STATED GOAL: Make an exact copy, from the records below, of the lines from the line containing "Output the component" to the line containing "import * as d3 from 'd3';", both lines included, excluding pictures.

SUPPLIED MATERIAL:
==================================================

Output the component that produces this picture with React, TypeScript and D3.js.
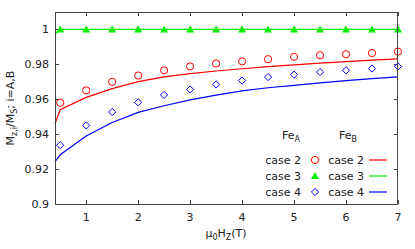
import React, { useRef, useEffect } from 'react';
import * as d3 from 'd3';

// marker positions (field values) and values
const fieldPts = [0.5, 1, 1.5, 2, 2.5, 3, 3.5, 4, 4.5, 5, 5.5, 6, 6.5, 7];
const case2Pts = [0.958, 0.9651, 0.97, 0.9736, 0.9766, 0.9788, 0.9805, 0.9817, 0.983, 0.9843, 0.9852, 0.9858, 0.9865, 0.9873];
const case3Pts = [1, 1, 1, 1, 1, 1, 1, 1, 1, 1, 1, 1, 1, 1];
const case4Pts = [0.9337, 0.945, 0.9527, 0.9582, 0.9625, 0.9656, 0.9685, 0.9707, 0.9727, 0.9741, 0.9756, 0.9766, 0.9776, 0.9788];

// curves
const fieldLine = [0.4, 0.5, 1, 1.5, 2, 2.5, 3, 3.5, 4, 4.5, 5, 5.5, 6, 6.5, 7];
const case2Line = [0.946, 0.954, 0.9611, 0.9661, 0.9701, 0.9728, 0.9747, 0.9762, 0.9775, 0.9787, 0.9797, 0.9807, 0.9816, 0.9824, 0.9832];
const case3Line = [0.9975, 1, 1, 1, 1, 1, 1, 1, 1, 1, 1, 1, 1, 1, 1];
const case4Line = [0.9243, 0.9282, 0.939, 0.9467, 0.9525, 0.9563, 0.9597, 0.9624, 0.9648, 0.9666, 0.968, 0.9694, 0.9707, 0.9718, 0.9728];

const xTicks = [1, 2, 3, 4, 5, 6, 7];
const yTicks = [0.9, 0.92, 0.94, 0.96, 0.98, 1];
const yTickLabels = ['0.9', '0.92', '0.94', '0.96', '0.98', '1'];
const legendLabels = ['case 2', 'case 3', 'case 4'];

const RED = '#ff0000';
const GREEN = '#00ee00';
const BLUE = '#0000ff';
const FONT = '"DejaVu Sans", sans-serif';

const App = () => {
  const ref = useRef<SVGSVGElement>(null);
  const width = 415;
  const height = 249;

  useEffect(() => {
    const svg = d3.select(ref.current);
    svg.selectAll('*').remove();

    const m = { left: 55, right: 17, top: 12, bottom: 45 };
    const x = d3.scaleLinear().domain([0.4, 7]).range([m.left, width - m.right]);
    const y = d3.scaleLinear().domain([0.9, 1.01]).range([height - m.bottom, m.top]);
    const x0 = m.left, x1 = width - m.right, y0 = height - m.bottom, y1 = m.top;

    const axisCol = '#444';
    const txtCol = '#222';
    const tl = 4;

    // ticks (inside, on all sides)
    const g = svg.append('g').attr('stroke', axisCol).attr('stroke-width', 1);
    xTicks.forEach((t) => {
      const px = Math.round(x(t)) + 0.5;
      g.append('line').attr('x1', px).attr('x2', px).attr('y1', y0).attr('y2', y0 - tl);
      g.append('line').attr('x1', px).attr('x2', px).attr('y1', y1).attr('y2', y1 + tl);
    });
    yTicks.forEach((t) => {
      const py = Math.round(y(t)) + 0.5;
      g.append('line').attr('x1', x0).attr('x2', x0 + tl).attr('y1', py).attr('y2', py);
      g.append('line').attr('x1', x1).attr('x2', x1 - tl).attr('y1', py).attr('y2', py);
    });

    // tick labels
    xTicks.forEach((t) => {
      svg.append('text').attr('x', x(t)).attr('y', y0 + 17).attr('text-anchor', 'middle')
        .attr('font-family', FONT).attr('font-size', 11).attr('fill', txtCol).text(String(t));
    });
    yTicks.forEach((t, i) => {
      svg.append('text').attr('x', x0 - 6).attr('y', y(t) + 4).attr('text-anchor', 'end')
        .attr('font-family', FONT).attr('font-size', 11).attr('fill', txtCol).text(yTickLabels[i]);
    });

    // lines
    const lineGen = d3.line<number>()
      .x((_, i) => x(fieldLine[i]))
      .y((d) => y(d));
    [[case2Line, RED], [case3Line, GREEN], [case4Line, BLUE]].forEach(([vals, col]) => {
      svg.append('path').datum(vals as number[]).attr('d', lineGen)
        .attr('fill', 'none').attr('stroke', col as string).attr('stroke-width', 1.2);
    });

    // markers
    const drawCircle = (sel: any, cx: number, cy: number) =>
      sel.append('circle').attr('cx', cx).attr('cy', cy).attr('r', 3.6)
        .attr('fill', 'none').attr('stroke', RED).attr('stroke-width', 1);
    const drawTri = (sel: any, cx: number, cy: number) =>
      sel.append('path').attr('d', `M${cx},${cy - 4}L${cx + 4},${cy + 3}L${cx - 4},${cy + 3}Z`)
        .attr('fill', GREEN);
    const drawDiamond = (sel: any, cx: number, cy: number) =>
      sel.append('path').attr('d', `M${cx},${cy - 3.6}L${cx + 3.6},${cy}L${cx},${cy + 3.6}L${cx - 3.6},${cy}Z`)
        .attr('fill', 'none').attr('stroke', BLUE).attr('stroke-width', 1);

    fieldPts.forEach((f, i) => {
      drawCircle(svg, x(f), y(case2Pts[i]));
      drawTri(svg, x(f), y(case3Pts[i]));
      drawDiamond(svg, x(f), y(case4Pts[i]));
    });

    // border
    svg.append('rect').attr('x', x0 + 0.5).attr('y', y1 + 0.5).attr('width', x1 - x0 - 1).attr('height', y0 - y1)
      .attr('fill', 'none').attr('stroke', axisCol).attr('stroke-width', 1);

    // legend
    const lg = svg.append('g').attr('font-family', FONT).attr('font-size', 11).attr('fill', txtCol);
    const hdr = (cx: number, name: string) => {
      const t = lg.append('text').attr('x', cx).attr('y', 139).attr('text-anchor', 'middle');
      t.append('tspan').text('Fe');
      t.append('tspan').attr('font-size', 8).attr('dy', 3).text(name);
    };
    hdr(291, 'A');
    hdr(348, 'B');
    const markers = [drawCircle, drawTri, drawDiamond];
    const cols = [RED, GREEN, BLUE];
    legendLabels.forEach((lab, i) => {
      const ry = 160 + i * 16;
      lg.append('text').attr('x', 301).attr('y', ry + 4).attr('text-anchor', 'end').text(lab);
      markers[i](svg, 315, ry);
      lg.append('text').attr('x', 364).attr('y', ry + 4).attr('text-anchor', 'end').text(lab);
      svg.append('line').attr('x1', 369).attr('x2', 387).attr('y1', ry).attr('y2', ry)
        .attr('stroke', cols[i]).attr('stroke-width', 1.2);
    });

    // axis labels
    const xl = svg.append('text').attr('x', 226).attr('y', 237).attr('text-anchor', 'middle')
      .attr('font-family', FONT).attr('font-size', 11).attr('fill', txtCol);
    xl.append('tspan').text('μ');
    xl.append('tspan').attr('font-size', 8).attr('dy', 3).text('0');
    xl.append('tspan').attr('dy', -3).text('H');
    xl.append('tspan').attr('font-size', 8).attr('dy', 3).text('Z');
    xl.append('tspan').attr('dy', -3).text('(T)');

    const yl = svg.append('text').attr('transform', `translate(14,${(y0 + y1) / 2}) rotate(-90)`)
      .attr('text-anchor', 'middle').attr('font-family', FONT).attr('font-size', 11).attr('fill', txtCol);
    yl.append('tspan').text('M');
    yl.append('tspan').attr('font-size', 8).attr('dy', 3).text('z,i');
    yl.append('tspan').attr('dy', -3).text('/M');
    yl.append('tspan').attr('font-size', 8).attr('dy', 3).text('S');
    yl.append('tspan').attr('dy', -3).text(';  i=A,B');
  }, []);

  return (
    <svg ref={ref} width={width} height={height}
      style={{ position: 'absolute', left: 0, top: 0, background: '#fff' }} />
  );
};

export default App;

==================================================

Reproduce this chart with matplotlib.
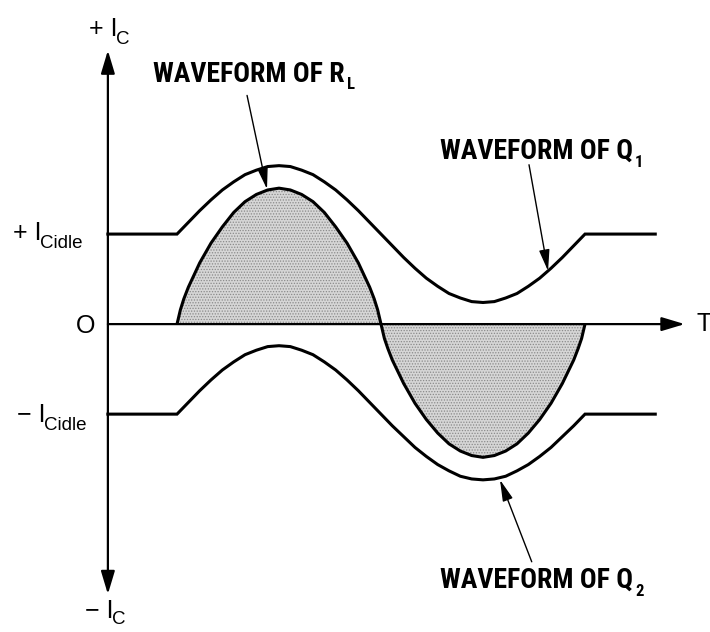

==================================================

RESULT OF THE EXERCISE:
Output the component that produces this picture with React, TypeScript and D3.js.
import React, { useRef, useEffect } from 'react';
import * as d3 from 'd3';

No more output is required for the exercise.